Use pyspark.sql.functions.broadcast(small_df) in .join() or set spark.sql.autoBroadcastJoinThreshold. Spark will copy the small table to each executor and perform map-side join — avoids expensive shuffle of the large table.

**⭐ 4. Template Code (MEMORIZE THIS)**

In [0]:
from pyspark.sql.functions import broadcast

joined = big_df.join(broadcast(small_df), on=join_keys, how='inner')

**⭐ 5. Detailed Example**

In [0]:
big = spark.range(0, 10_000_000).withColumnRenamed('id','order_id')
small = spark.createDataFrame([(1,'A'),(2,'B')], ['id','name'])

res = big.join(broadcast(small), big.order_id == small.id, how='inner')
# broadcast makes join map-side if small fits memory threshold

**⭐ 6. Mini Practice Problems**

Broadcast dim_country (200 rows) to join with large events (tens of millions).

Force broadcast for currency_codes in a join; measure explain() and spot BroadcastHashJoin.

Try joining users with small_lookup both with and without broadcast and compare stages.

**⭐ 7. Full Data Engineering Problem**

You need to enrich streaming click events with geo_ip mapping (small static table ~50k rows). Implement broadcast join in streaming/batch to avoid shuffle. Validate that the small table fits memory; if not, use partitioning or range join.
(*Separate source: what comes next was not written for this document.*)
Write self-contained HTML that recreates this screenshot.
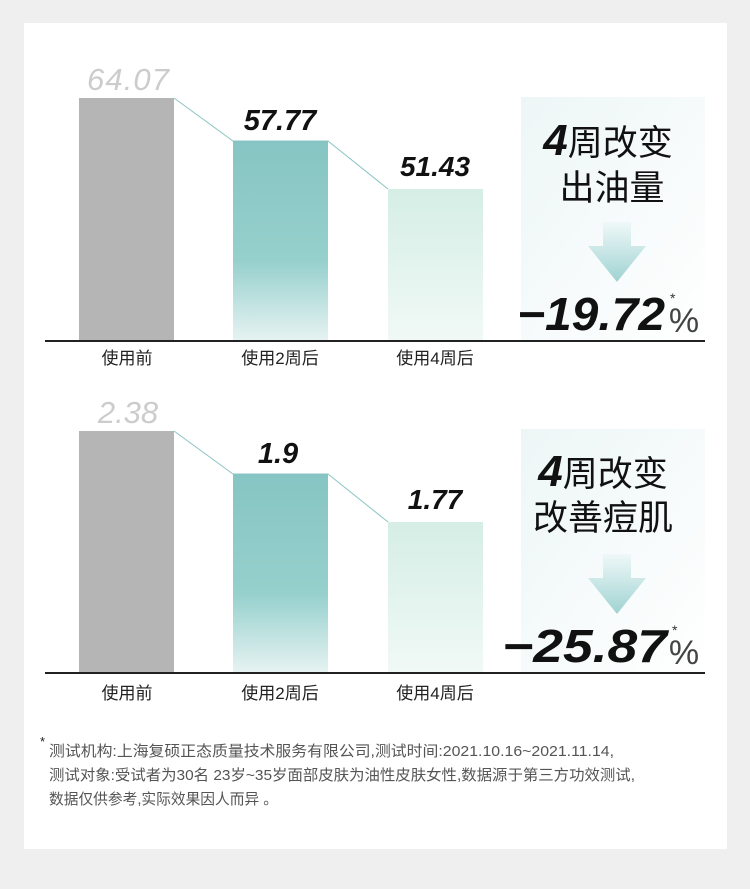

**⭐ 8. Time & Space Complexity**

Broadcast join: time O(N) map-side, memory cost = size(small_df) per executor. Avoid if small table > executor memory. Ideal when small << available executor RAM (~tens of MBs).

**⭐ 9. Common Pitfalls**

Broadcasting a table that does not fit executor memory → OOM.

Relying on auto-broadcast threshold without checking (use spark.conf or explicit broadcast).

Not accounting for serialized size (many columns or wide rows can be bigger than expected).